Legends from our own lunchtimes

Thursday, June 12, 2008

Banana


On the highway somewhat west of Rockhampton but a long way before turning down the road to Yalleroi, there was once a tiny outpost named rather inauspiciously, Banana.

When one travels a little around this country, one soon develops a sense of the sort of agricultural produce that one can expect to be derived from the surrounding terrain, and it has to be said that the soil around Banana was rather underwhelmingly incompatible with any place we'd ever seen that produced the well known yellow fruit. Not even a person with absolutely zero knowledge of horticultural practice could mistake the area for one capable of supporting anything that even closely resembled its namesake.

It's the sort of country that those who truly believe they live in a land of opportunity describe as prime grazing country, which when it all boils down, can be translated to meaning that it never rains, and when the grass does grows the land can support about one head of cattle per million acres. Less charitable people might even describe the landscape as verging on inhospitable.

So it was no surprise to find that only part of the township of Banana visible from the highway comprised one single solitary shed with a couple of petrol bowsers outside and what appeared to be a mechanical workshop and some sort of office with a sign indicating that food was available somewhere within.

It being food and petrol o'clock, we stopped to find a constantly ringing bell announcing our presence, and no other sign of life. Somewhere in the gloom that was the workshop part of the shed, a well dressed older gent emerged carrying a large spanner, and with a polite nod to us, commenced belting the electric bell with it, in what appeared to be an entirely futile request for it to desist in its constant clanging.

I offered to assist, and grabbed a few tools of somewhat lesser dimension than his tractor spanner from my toolkit.

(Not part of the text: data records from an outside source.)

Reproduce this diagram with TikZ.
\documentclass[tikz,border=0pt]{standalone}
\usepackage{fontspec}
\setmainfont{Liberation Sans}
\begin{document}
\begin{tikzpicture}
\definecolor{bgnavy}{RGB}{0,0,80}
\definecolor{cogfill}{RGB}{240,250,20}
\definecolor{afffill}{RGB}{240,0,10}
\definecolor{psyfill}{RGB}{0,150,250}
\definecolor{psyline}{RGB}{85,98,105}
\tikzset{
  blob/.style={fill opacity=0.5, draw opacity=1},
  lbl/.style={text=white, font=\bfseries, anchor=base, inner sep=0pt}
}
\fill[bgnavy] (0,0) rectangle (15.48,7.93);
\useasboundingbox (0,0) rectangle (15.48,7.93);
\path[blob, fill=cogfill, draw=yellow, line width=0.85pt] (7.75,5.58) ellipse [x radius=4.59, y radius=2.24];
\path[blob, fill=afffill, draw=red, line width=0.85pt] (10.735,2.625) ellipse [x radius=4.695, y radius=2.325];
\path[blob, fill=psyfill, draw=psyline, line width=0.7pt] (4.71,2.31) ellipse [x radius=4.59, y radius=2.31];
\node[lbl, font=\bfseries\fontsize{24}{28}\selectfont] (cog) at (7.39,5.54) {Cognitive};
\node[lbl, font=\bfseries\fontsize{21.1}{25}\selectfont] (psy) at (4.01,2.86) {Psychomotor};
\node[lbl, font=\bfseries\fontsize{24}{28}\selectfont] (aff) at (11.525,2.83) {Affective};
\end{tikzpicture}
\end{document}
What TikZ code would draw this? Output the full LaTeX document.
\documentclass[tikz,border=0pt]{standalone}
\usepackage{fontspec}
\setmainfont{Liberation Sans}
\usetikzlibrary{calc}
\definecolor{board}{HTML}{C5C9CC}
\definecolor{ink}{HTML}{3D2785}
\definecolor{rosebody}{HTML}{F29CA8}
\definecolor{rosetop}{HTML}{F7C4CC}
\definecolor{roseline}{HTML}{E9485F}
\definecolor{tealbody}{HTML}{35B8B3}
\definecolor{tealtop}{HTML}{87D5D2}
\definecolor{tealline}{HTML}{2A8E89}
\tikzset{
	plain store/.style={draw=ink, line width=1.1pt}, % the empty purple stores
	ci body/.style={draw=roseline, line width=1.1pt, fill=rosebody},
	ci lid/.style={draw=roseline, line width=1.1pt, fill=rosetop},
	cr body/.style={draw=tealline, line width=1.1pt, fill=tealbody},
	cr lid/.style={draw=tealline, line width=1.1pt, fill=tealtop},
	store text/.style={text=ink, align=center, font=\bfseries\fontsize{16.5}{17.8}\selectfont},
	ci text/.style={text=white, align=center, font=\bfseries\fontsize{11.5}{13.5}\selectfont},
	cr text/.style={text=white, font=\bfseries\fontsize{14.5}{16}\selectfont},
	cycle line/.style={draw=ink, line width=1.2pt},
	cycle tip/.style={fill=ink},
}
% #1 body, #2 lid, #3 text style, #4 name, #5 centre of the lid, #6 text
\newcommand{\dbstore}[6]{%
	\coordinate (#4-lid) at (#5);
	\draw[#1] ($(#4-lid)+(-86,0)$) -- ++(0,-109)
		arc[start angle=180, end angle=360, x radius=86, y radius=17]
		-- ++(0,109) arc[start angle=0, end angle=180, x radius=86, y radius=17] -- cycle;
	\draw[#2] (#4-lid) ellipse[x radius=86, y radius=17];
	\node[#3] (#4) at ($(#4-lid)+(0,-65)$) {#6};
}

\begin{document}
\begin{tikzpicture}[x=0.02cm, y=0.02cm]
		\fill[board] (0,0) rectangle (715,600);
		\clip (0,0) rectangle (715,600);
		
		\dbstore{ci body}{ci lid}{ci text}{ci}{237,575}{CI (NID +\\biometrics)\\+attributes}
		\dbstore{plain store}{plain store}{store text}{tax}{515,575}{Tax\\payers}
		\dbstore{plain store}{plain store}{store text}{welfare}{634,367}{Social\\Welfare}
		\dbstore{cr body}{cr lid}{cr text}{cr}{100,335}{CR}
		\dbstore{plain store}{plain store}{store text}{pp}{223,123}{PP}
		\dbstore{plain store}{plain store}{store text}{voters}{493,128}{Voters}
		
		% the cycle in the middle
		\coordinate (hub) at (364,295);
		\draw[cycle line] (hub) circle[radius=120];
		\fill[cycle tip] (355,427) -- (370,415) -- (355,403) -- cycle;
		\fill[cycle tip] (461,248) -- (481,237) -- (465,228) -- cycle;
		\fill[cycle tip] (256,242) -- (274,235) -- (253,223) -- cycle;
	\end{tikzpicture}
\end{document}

As much through good luck as the application of a bit of common sense and logic, within a few minutes we had the miscreant device performing more or less as designed.

The gentleman seemed to be eternally grateful and kindly offered us dinner at his roadhouse explaining with some obvious pride that was his first night in charge of the brand new business. Prior to that day, it seemed he'd been suffering badly on the land, through prolonged drought and depressed stock prices and he'd decided to give away cattle and try his hand at "business in town". We looked around, and seeing no sign of "town" presumed that this was it.

At his urging we sat at a small table in the corner of the workshop that had been laid with a new seersucker tablecloth, and he asked us what we'd like for dinner. There was no sign of a menu, and we were a little unsure of our choices, so naturally we enquired at to what they may be.

"Well", he began, almost puffing up to double his size in pride,"because it's our first night, Mum's got the whole menu on."

We were still none the wiser, and after our further enquiry he elaborated:

"Steak, or Rissoles"

We ordered steak, and in due course a table-sized slab arrived on a monster plate, dripping in fresh fat and cooked as only a cattleman's Mum could cook it. Eating the lot was no mean feat, but it gave plenty of time for conversation and in the course of dinner the mystery of the naming of the town was solved.

Banana it seemed was the name of a particularly large and meaningful bullock which led a haulage team in the days before road transport had been invented. After a long and arduous life of giving his all, poor old Banana succumbed to the effort of hauling a load out of a gully nearby, and it subsequently became known as Banana's Gully.

In the almost forty years since my visit, Banana has become the centre of its own self named mini mega Shire, in the middle of a booming resource-fueled regional economy, I suspect the shed is now larger, and the spanners in the workshop are larger still to cope with the size of machinery that is now scattered through the area, and maybe those steaks will have been replaced by burgers from an international franchise, and the bell will have long been gone.

No matter how large may have become, I must confess that to this day I can't look at a piece of that bent yellow fruit without having a passing thought for Banana's Gully" and wondering what happened to the bloke who gave us the choice of the full menu.